The nominal interest rate is close to zero. In order to keep the troubled borrowers alive, the Bank of Japan has been supplying free capital to the banking system but the poor return on capital has failed to drive out domestic savings. It would appear Japanese savers are willing to accept the inferior return from investing in their domestic financial assets.
In addition, the demand for loans has reduced due to the structural decline in corporate capital spending resulting from the excessive investments made in the 1990s.
Despite this criticism of shareholder value creation in Japan, we believe investors should not write off the country completely. Japan is changing, although the pace is still slow. Japanese management is beginning to place more focus on return on capital and shareholder value. Personal performance and the company's profitability are beginning to carry greater weight in the remuneration formula. Corporate governance is improving as the unwinding of cross-share holdings is gradually dismantling the stakeholder structure.
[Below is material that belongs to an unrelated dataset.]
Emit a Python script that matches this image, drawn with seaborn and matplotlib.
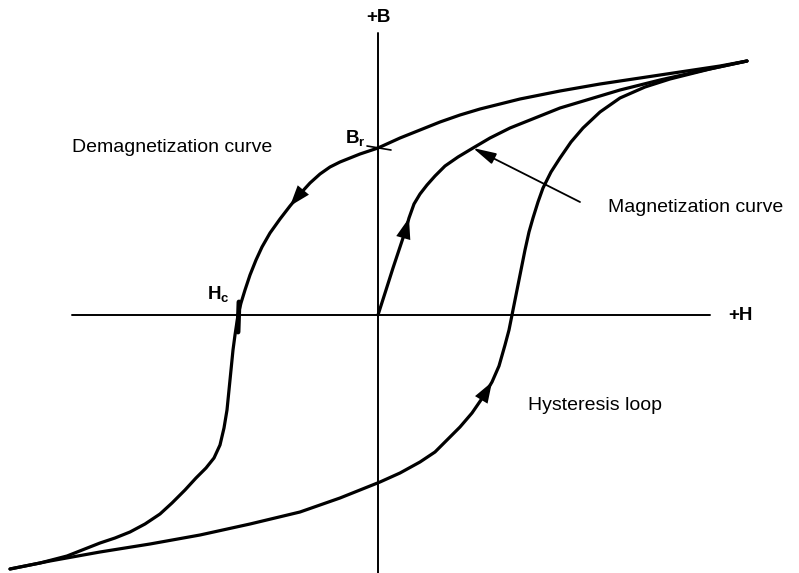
import matplotlib
matplotlib.use("Agg")
import matplotlib.pyplot as plt
import pandas as pd
import numpy as np
import seaborn as sns

sns.set_theme(style="white")
plt.rcParams["font.family"] = ["Liberation Sans", "DejaVu Sans"]
plt.rcParams["text.color"] = "black"
plt.rcParams["mathtext.fontset"] = "custom"
plt.rcParams["mathtext.rm"] = "Liberation Sans"
plt.rcParams["mathtext.bf"] = "Liberation Sans:bold"

# значення (H -> горизонталь, B -> вертикаль)
demag_H = [369, 342, 302, 262, 222, 182, 142, 122, 102, 82, 62, 42, 22, 0,
           -18, -28, -38, -48, -58, -68, -78, -88, -98, -108, -116, -122, -128, -133, -137, -140,
           -143, -145, -147, -149, -151, -154, -158, -164, -172, -182, -193, -206, -218,
           -233, -248, -263, -278, -311, -338, -368]
demag_B = [254, 249, 243, 237, 231, 224, 216, 211, 206, 200, 193, 185, 177, 167,
           161, 157, 153, 148, 141, 132, 121, 109, 96, 82, 68, 55, 40, 25, 12, 0,
           -20, -35, -55, -75, -95, -113, -130, -143, -153, -163, -175, -188, -199,
           -209, -217, -223, -228, -241, -248, -254]

lower_H = [-368, -328, -278, -228, -178, -128, -78, -38, 2, 22, 42, 57, 69, 82, 94,
           105, 114, 121, 127, 131, 134, 137, 140, 143, 147, 151, 155, 160, 165, 173,
           182, 193, 205, 222, 242, 267, 292, 332, 369]
lower_B = [-254, -246, -237, -229, -220, -209, -197, -183, -167, -158, -147, -137, -125, -112, -98,
           -82, -67, -51, -30, -15, 0, 15, 30, 45, 65, 83, 97, 113, 127, 143,
           157, 173, 187, 203, 217, 228, 236, 246, 254]

magn_H = [0, 8, 15, 22, 27, 31, 36, 42, 49, 57, 67, 80, 95, 112, 132, 152, 182,
          212, 242, 282, 322, 369]
magn_B = [0, 25, 47, 68, 83, 97, 111, 121, 130, 139, 149, 158, 167, 177, 187, 195, 207,
          216, 225, 235, 244, 254]

Br = 167
Hc = -140

demag = pd.DataFrame({"H": demag_H, "B": demag_B})
lower = pd.DataFrame({"H": lower_H, "B": lower_B})
magn = pd.DataFrame({"H": magn_H, "B": magn_B})

fig, ax = plt.subplots(figsize=(7.99, 5.73), dpi=100)
fig.subplots_adjust(left=0, right=1, bottom=0, top=1)
ax.set_xlim(-378, 421)
ax.set_ylim(-258, 315)
ax.axis("off")

# осі H та B
ax.plot([-306, 332], [0, 0], color="black", lw=1.4)
ax.plot([0, 0], [282, -258], color="black", lw=1.4)

for df in (demag, lower, magn):
    sns.lineplot(data=df, x="H", y="B", sort=False, estimator=None,
                 color="black", lw=2.3, ax=ax)

# стрілки напрямку на кривих
def head(df, i):
    ax.annotate("", xy=(df.H[i], df.B[i]), xytext=(df.H[i - 1], df.B[i - 1]),
                arrowprops=dict(arrowstyle="-|>,head_length=1.0,head_width=0.35",
                                color="black", lw=0, mutation_scale=15,
                                shrinkA=0, shrinkB=0))

head(demag, 21)
head(magn, 5)
head(lower, 16)

# позначки Br та Hc
ax.plot([-11, 13], [Br + 2, Br - 2], color="black", lw=1.2)
ax.plot([Hc + 1, Hc], [13, -17], color="black", lw=3.5)

ax.text(0, 298, "+B", ha="center", va="center", fontsize=13.5, fontweight="bold")
ax.text(362, 0, "+H", ha="center", va="center", fontsize=13.5, fontweight="bold")
ax.text(-23, 176, r"$\mathbf{B}_\mathbf{r}$", ha="center", va="center", fontsize=13.5)
ax.text(-160, 20, r"$\mathbf{H}_\mathbf{c}$", ha="center", va="center", fontsize=13.5)

ax.text(-306, 167, "Demagnetization curve", ha="left", va="center", fontsize=14)
ax.text(150, -90, "Hysteresis loop", ha="left", va="center", fontsize=14)
ax.text(230, 107, "Magnetization curve", ha="left", va="center", fontsize=14)
ax.annotate("", xy=(magn.H[12], magn.B[12]), xytext=(202, 113),
            arrowprops=dict(arrowstyle="-|>,head_length=1.0,head_width=0.25",
                            color="black", lw=1.3, mutation_scale=14,
                            shrinkA=0, shrinkB=0))

fig.savefig("out.png", dpi=100)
Value creators are still scarce commodities in Japan but they do exist. Hoya delivers high return on capital by deploying capital only to businesses in which it has strong competitive advantage and pricing power, like photo mask blanks and eyeglass; Takeda keeps restructuring and divesting its non-pharmaceutical businesses to enhance the ROE despite making record profits; and Nissan Motor shows the huge potential return from a successful turnaround of past value destructors.
Stockpickers focusing on bottom-up research should be able to dig out more value creators in Japan in future.
Japanese companies have focused too much on sales growth and market share expansion at the expense of profitability.
The high corporate tax rate has also hurt profit margins.
Corporate governance is a new concept to most Japanese companies.